Last year, Congressman Bill Goodling (R-PA), Chairman of the Education Workforce Committee, asked for HSLDA’s input in the redrafting of the ESEA. We accepted this invitation and have been able to recommend significant changes to this year’s reauthorization bills. Several other conservative organizations also contributed to the drafting process including Family Research Council, Concerned Women for America, Christian Coalition, and the American Association of Christian Schools.

The House Version

On the House side, the ESEA was broken into four bills: The Straight A’s bill, the Teacher Empowerment Act (H.R. 1995), Students Results Act (H.R. 2) and the OPTIONS bill (H.R. 4141).

The first, Straight A’s, would allow up to 15 states maximum flexibility in how they use federal K–12 funds and eliminate federal strings from many failed education programs. The Teacher Empowerment Act would narrow federal education spending. At HSLDA’s Proclaim Liberty Rally last September, nearly 2000 home schoolers visited their congressmen in support of these two measures, significantly contributing to their passage.

The Students Results Act directs aid to students from low-income families. This program’s “strings” might be avoided by 15 states that may opt out under the proposed Straight A’s Act. HSLDA did not support the Students Results Act.

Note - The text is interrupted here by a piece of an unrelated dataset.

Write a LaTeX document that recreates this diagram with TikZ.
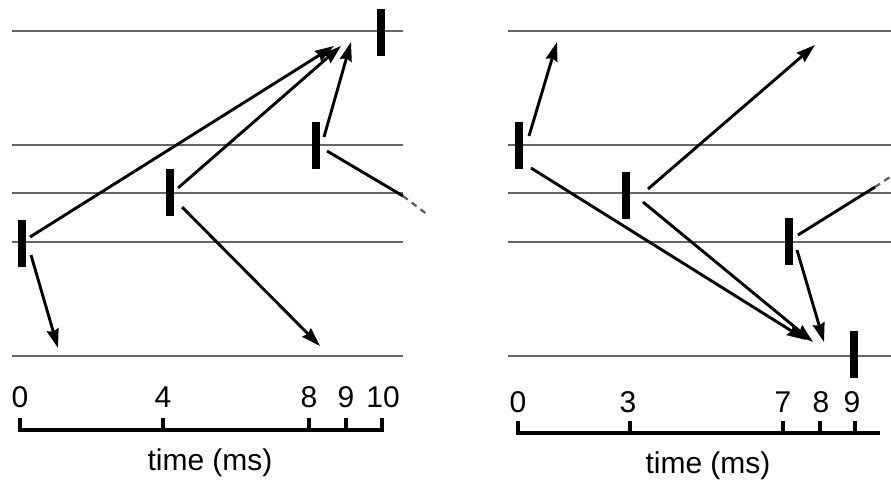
\documentclass[tikz,border=0pt]{standalone}
\usepackage{fontspec}
\setmainfont{Liberation Sans}
\usetikzlibrary{arrows.meta}
\begin{document}
\begin{tikzpicture}[x=1pt,y=-1pt,
  trace/.style={draw=black!60, line width=2.4pt},
  spike/.style={fill=black, draw=none, minimum width=8pt, minimum height=47pt, inner sep=0pt},
  msg/.style={draw=black, line width=2.9pt, -{Stealth[length=19pt,width=12pt,inset=2pt]}},
  plain/.style={draw=black, line width=2.9pt},
  ext/.style={draw=black!65, line width=2.2pt, dash pattern=on 6pt off 5pt},
  axis/.style={draw=black, line width=3.2pt},
  lab/.style={font=\fontsize{30}{36}\selectfont, anchor=base, inner sep=0pt}]
\useasboundingbox (0,0) rectangle (891,482);
% ---------- left panel ----------
\foreach \y in {31,145,193,242,356} \draw[trace] (12,\y) -- (403,\y);
\node[spike] (A) at (22,243) {};
\node[spike] (B) at (170,192) {};
\node[spike] (C) at (316,145) {};
\node[spike] (D) at (381,32) {};
\coordinate (a1) at (30,237);
\coordinate (a2) at (31,255);
\coordinate (b1) at (178,188);
\coordinate (b2) at (182,207);
\coordinate (c1) at (324,137);
\coordinate (c2) at (327,151);
\coordinate (t1) at (334,46);
\coordinate (t2) at (341,46);
\coordinate (t3) at (351,42);
\coordinate (t4) at (58,348);
\coordinate (t5) at (320,346);
\coordinate (e1) at (403,196);
\coordinate (e2) at (428,215);
\draw[msg] (a1) -- (t1);
\draw[msg] (b1) -- (t2);
\draw[msg] (c1) -- (t3);
\draw[msg] (a2) -- (t4);
\draw[msg] (b2) -- (t5);
\draw[plain] (c2) -- (e1);
\draw[ext] (e1) -- (e2);
% axis left
\draw[axis] (20,418) -- (20,430) -- (382,430) -- (382,418);
\foreach \x in {163,309,346} \draw[axis] (\x,418) -- (\x,430);
\node[lab] at (20,407) {0};
\node[lab] at (163,407) {4};
\node[lab] at (309,407) {8};
\node[lab] at (346,407) {9};
\node[lab] at (383,407) {10};
\node[lab] at (210,470) {time (ms)};
% ---------- right panel ----------
\foreach \y in {31,145,193,242,356} \draw[trace] (508,\y) -- (891,\y);
\node[spike] (E) at (519,145) {};
\node[spike] (F) at (626,195) {};
\node[spike] (G) at (789,241) {};
\node[spike] (H) at (854,354) {};
\coordinate (f1) at (529,136);
\coordinate (f2) at (531,168);
\coordinate (g1) at (648,189);
\coordinate (g2) at (643,202);
\coordinate (h1) at (798,235);
\coordinate (h2) at (797,250);
\coordinate (u1) at (557,42);
\coordinate (u2) at (806,340);
\coordinate (u3) at (815,45);
\coordinate (u4) at (813,342);
\coordinate (u5) at (824,342);
\coordinate (x1) at (875,187);
\coordinate (x2) at (893,175);
\draw[msg] (f1) -- (u1);
\draw[msg] (f2) -- (u2);
\draw[msg] (g1) -- (u3);
\draw[msg] (g2) -- (u4);
\draw[msg] (h2) -- (u5);
\draw[plain] (h1) -- (x1);
\draw[ext] (x1) -- (x2);
% axis right
\draw[axis] (518,421) -- (518,433) -- (880,433);
\foreach \x in {630,783,820,855} \draw[axis] (\x,421) -- (\x,433);
\node[lab] at (518,412) {0};
\node[lab] at (628,412) {3};
\node[lab] at (783,412) {7};
\node[lab] at (821,412) {8};
\node[lab] at (852,412) {9};
\node[lab] at (708,473) {time (ms)};
\end{tikzpicture}
\end{document}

Lastly, the OPTIONS Act was introduced in 2000 and the Education and Workforce Committee passed it in early April. OPTIONS is now headed for the House floor. The OPTIONS bill includes important home school exemptions and protections for parental rights. Specifically, the act eliminates the remaining portions of Goals 2000 (including the goals panel and the Goals themselves), strikes all references to School-to-Work, exempts home schoolers from the Gun-Free School Zone language, prohibits development of a national test, and forbids national teacher certification development.

The Senate Version

On the Senate side, Republicans decided to keep the ESEA together as one huge bill (S. 2). Most of the Straight A’s bill and The Teacher Empowerment Act were included in the Senate’s version of the ESEA. Furthermore, many parts of the House OPTIONS bill are included. HSLDA is working to include other key amendments to be introduced from the Senate floor.